The information contained in this Current Report on Form 8-K that is being furnished under Items 2.02, 7.01 and 9.01, and shall not be deemed “filed” for purposes of Section 18 of the Securities Exchange Act of 1934, as amended (the “Exchange Act”), or incorporated by reference in any filing under the Securities Act of 1933, as amended, or the Exchange Act, except as shall be expressly set forth by specific reference in such a filing.





Item 9.01 Financial Statements and Exhibits.

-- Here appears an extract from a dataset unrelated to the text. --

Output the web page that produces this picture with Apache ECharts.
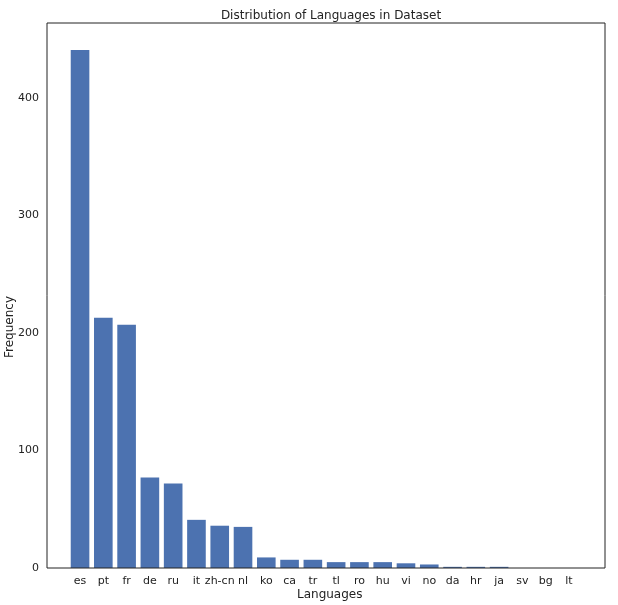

(d) Exhibits. The following exhibit is being furnished herewith:

99.1    Summary of Tedone compensation terms.



Signature
Pursuant to the requirements of the Securities Exchange Act of 1934, the registrant has duly caused this report to be signed on its behalf by the undersigned hereunto duly authorized.
ALBANY INTERNATIONAL CORP.
By:
/s/ A. William Higgins
Name:
A. William Higgins
Title:
President and Chief Executive Officer
(Principal Executive Officer)
Date: March 30, 2023


EXHIBIT INDEX
Exhibit No.
Description
99.1
104
Inline XBRL cover page.



Document

Exhibit 99.1

Summary of Tedone Compensation Terms
Position
Vice President – Controller, effective May 1, 2023.
Term
Employment at will. Employment may be terminated by Mr. Tedone or Albany International Corp. ("the Company") at any time.
Base Salary
Initial base salary at the rate of $310,000.00 per year. Salary shall be subject to adjustment from time-to-time in the same manner as for other executive officers. Salaries of executive officers are customarily reviewed by the Company’s Board Compensation Committee in February and adjusted in April of each year.
Short-Term
Incentive

Mr. Tedone will be eligible for a short-term incentive under the annual incentive bonus program for service performed in 2023, to be determined and paid in cash during early 2024. Under this program, he will be entitled to receive between 0% and 200% of a target award, equal to thirty-five percent (35%) of his annual base salary, pro-rated from the date of hire, and based on Company performance with respect to metrics relating to Adjusted EBITDA, safety and compliance. Mr. Tedone will be eligible in 2024 and thereafter to participate in the annual incentive bonus plan, or any similar annual bonus program, as the same may be adopted, amended, modified or terminated by the Company, in accordance with its terms.
Long-Term
Incentive

Mr. Tedone will also be eligible to receive a long-term incentive award under the Company's 2011 Performance Phantom Stock Plan. Grants under this plan are denominated as share targets, but no shares of Class A Common Stock are issued or issuable under the Plan, nor is there an exercise price. Instead, upon vesting, the earned shares are paid in full in cash, in an amount equal to the average closing price of one share of the Company’s Class A Common Stock during a specified period preceding the vesting/payment date. The award entitles Mr. Tedone to earn and be credited with between 0% and 200% of the target award, equal to thirty-five percent (35%) of his annual base salary, pro-rated from the date of hire, based on the extent to which the Company attained certain performance goals during the annual performance period, being calendar year 2023. Once the number of shares earned is determined, the award will vest as to 33.3% of the earned shares on the first day of March in each of the first three years following the performance period, but only if Mr. Tedone is then employed by the Company or a subsidiary. Mr. Tedone will be eligible in 2024 and thereafter to participate in any long-term executive incentive bonus program, as the same may be adopted, amended, modified or terminated by the Company, in accordance with its terms.
Other
Benefits

Mr. Tedone will otherwise be eligible to participate in all of the Company's employee benefit plans, policies and arrangements applicable to other executive officers generally and commensurate with his grade, including, without limitation, vacation, relocation, 401(k), health-care, vision, life insurance and disability; in each case, as the same may exist from time to time.